His book Imagining India asks big questions: How can India — which made such leaps in the past two decades — maintain its demographic advantage? How can democracy and education be promoted? How, in the midst of such growth, can the environment be protected for the next generations?

“Seattle has Bill. Bangalore has Nandan. What makes Nilekani unique? For me it comes down to one phrase: great explainer.”  —Thomas Friedman

Shri Nandan Nilekani talks about India through the evolution of ideas. This is an interesting way of looking at it because in every society, especially an open democratic society, it’s only when ideas take root that things change. Slowly ideas lead to ideology, lead to policies that lead to actions.

There are four kinds of ideas which really make an impact on India.

The first is: “the ideas that have arrived.” — These ideas have brought together something which has made India happen the way it is today.

Six factors — the rise of the notion of population as human capital, the rise of Indian entrepreneurs, the rise of English as a language of aspiration, technology as something empowering, globalization as a positive factor, and the deepening of democracy — has contributed to why India is today growing at rates it has never seen before.

The second set of ideas is: the “ideas in progress.” — Those are ideas which have been accepted but not implemented yet.

The four factors –the ones of primary education, infrastructure, urbanization, and single market — are ideas in India which have been accepted, but not implemented.

The third set of ideas is: “ideas that we argue about” — those are ideas where we have a fight, an ideological battle about how to do things.

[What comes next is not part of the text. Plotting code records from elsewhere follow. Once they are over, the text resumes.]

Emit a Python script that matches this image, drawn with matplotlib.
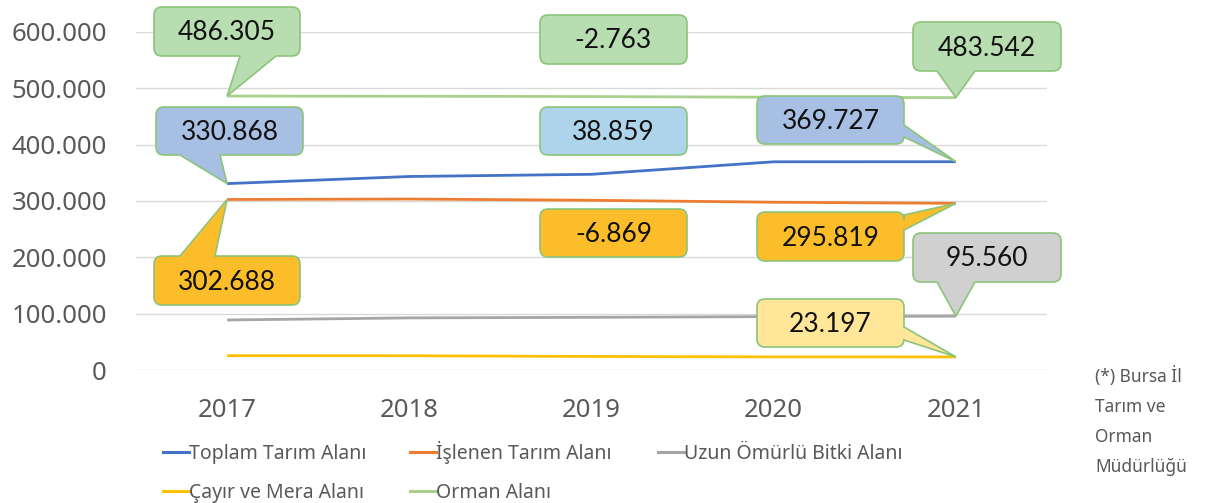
import numpy as np
import matplotlib.pyplot as plt
from matplotlib.path import Path
from matplotlib.patches import PathPatch
from matplotlib.lines import Line2D
from matplotlib.transforms import IdentityTransform
from matplotlib.ticker import FuncFormatter

W, H = 1209, 503

years = ['2017', '2018', '2019', '2020', '2021']
toplam = [330868, 343500, 347400, 369600, 369727]
islenen = [302688, 303500, 301300, 297800, 295819]
uzun = [88800, 92500, 93500, 94800, 95560]
cayir = [25400, 25300, 24000, 23300, 23197]
orman = [486305, 486000, 485400, 484200, 483542]

names = ['Toplam Tarım Alanı', 'İşlenen Tarım Alanı', 'Uzun Ömürlü Bitki Alanı',
         'Çayır ve Mera Alanı', 'Orman Alanı']
colors = ['#4472C4', '#ED7D31', '#A5A5A5', '#FFC000', '#A9D18E']
series = [toplam, islenen, uzun, cayir, orman]


def fmt(v):
    return '{:,.0f}'.format(v).replace(',', '.')


fig = plt.figure(figsize=(W / 100, H / 100), dpi=100)
ax = fig.add_axes([136 / W, (H - 370) / H, (1047 - 136) / W, (370 - 32) / H])

x = np.arange(len(years))
for s, c, n in zip(series, colors, names):
    ax.plot(x, s, color=c, lw=2.0, label=n, solid_capstyle='butt', zorder=3)

ax.set_xlim(-0.5, 4.5)
ax.set_ylim(0, 600000)
ax.set_yticks(np.arange(0, 600001, 100000))
ax.yaxis.set_major_formatter(FuncFormatter(lambda v, p: fmt(v)))
ax.set_xticks(x)
ax.set_xticklabels(years)
ax.grid(axis='y', color='#D9D9D9', lw=1)
ax.set_axisbelow(True)
for sp in ax.spines.values():
    sp.set_visible(False)
ax.tick_params(length=0, labelsize=18.5, labelcolor='#595959')
ax.tick_params(axis='y', pad=21)
ax.tick_params(axis='x', pad=20)
for t in ax.get_xticklabels() + ax.get_yticklabels():
    t.set_fontfamily('Noto Sans')


def bubble(box, fill, text, side=None, base=None, tip=None):
    # box in image pixels (x0, y0, x1, y1), y down; tip in display coords
    x0, y0, x1, y1 = box
    r = 8
    pts = []
    codes = []

    def line(p):
        pts.append(p)
        codes.append(Path.LINETO)

    def corner(c, e):
        pts.extend([c, e])
        codes.extend([Path.CURVE3, Path.CURVE3])

    if tip is not None:
        tp = (tip[0], H - tip[1])
    pts.append((x0 + r, y0))
    codes.append(Path.MOVETO)
    if side == 'top':
        line((base[0], y0)); line(tp); line((base[1], y0))
    line((x1 - r, y0))
    corner((x1, y0), (x1, y0 + r))
    if side == 'right':
        line((x1, base[0])); line(tp); line((x1, base[1]))
    line((x1, y1 - r))
    corner((x1, y1), (x1 - r, y1))
    if side == 'bottom':
        line((base[1], y1)); line(tp); line((base[0], y1))
    line((x0 + r, y1))
    corner((x0, y1), (x0, y1 - r))
    if side == 'left':
        line((x0, base[1])); line(tp); line((x0, base[0]))
    line((x0, y0 + r))
    corner((x0, y0), (x0 + r, y0))
    pts.append((x0 + r, y0))
    codes.append(Path.CLOSEPOLY)
    disp = [(px, H - py) for px, py in pts]
    patch = PathPatch(Path(disp, codes), facecolor=fill, edgecolor='#8CC47A',
                      lw=1.2, transform=IdentityTransform(), zorder=5)
    fig.add_artist(patch)
    fig.text((x0 + x1) / 2 / W, 1 - ((y0 + y1) / 2 + 9) / H, text, ha='center',
             va='baseline', fontsize=19, family='Lato', color='#111111', zorder=6)


def pt(i, s):
    return ax.transData.transform((i, s[i]))


green, blue, lblue = '#B8DDB1', '#A7BFE2', '#AED4EB'
orange, gray, yellow = '#FBBE2A', '#CFD0CF', '#FFE699'

bubble((154, 7, 300, 56), green, fmt(orman[0]), 'bottom', (240, 276), pt(0, orman))
bubble((540, 15, 687, 64), green, fmt(orman[4] - orman[0]))
bubble((913, 22, 1061, 71), green, fmt(orman[4]), 'bottom', (937, 975), pt(4, orman))
bubble((156, 107, 303, 155), blue, fmt(toplam[0]), 'bottom', (180, 220), pt(0, toplam))
bubble((540, 107, 687, 155), lblue, fmt(toplam[4] - toplam[0]))
bubble((757, 96, 904, 144), blue, fmt(toplam[4]), 'right', (125, 137), pt(4, toplam))
bubble((154, 256, 300, 305), orange, fmt(islenen[0]), 'top', (180, 215), pt(0, islenen))
bubble((540, 209, 687, 257), orange, fmt(islenen[4] - islenen[0]))
bubble((757, 212, 904, 261), orange, fmt(islenen[4]), 'right', (215, 230), pt(4, islenen))
bubble((913, 233, 1061, 282), gray, fmt(uzun[4]), 'bottom', (937, 975), pt(4, uzun))
bubble((757, 299, 904, 347), yellow, fmt(cayir[4]), 'right', (327, 340), pt(4, cayir))

# legend drawn row-wise
leg_pos = [(163, 452), (410, 452), (658, 452), (163, 491), (410, 491)]
for (lx, ly), c, n in zip(leg_pos, colors, names):
    fig.add_artist(Line2D([lx / W, (lx + 26) / W], [1 - ly / H, 1 - ly / H],
                          color=c, lw=2.2, transform=fig.transFigure))
    fig.text((lx + 26) / W, 1 - (ly + 7) / H, n, ha='left', va='baseline',
             fontsize=14, family='Noto Sans', color='#595959')

fig.text(1095 / W, 1 - 366 / H, '(*) Bursa İl\nTarım ve\nOrman\nMüdürlüğü', ha='left', va='top',
         fontsize=12.5, family='Noto Sans', color='#595959', linespacing=1.85)

fig.savefig('out.png', dpi=100)
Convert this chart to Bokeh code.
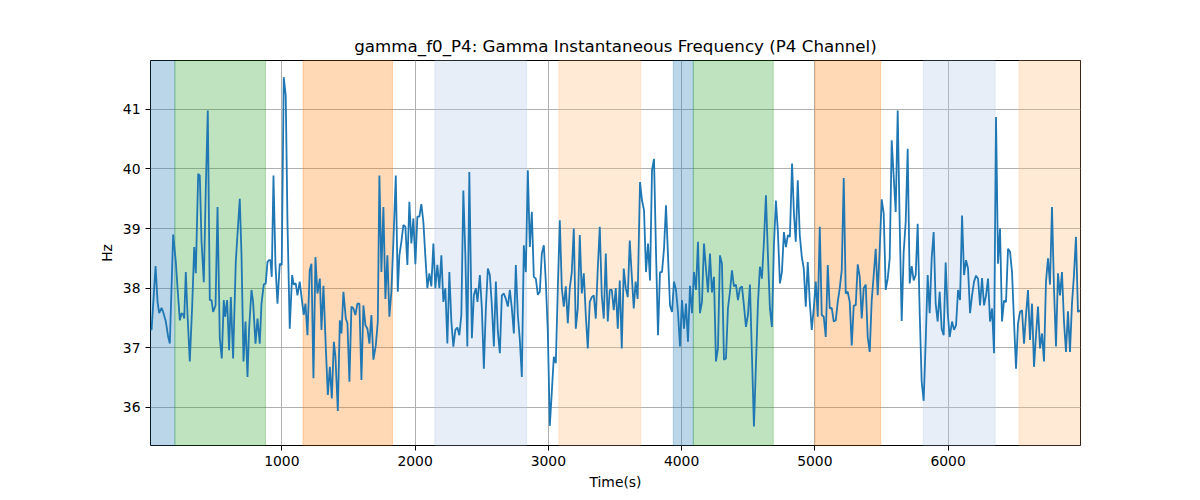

The three factors  –  ideological issues of caste and other things; the labor policies that make it so difficult for entrepreneurs to create standardized jobs in companies and, that 93 percent of Indian labor is in the unorganized sector and higher education in  India is completely regulated.- where consensus needs to be arrived at.

And the fourth thing and the most important, is: “the ideas that we need to anticipate.” –Because when you are a developing country in the world where you can see the problems that other countries are having, you can actually anticipate what they did and do things very differently.

The three ideas — use technology for governance, for direct benefits, for transparency, and many other things; the health issue [a set of poor country diseases with a set of rich country diseases]; the problem of entitlement — the cost of social security, Medicare, Medicaid etc. [ a chance to put in place a modern pension system so as to avoid entitlement problems as the Indian Demographic Society grows old];  to marry environment and development, i.e. no more environmental degradation as the physical development grows at around 8 to 9% p.a.—which require anticipation from what others did and do.

When the whole process of a billion people going to prosperity is in the fast forward mode, having a clear strategy is important for India and important for the world.

After almost, three years also his views on “ideas that we argue about” and “the ideas that we need to anticipate” still seem to demand as much attention and action as was possibly anticipated when he delivered this speech originally.

One of that topic is UID, under watch by all.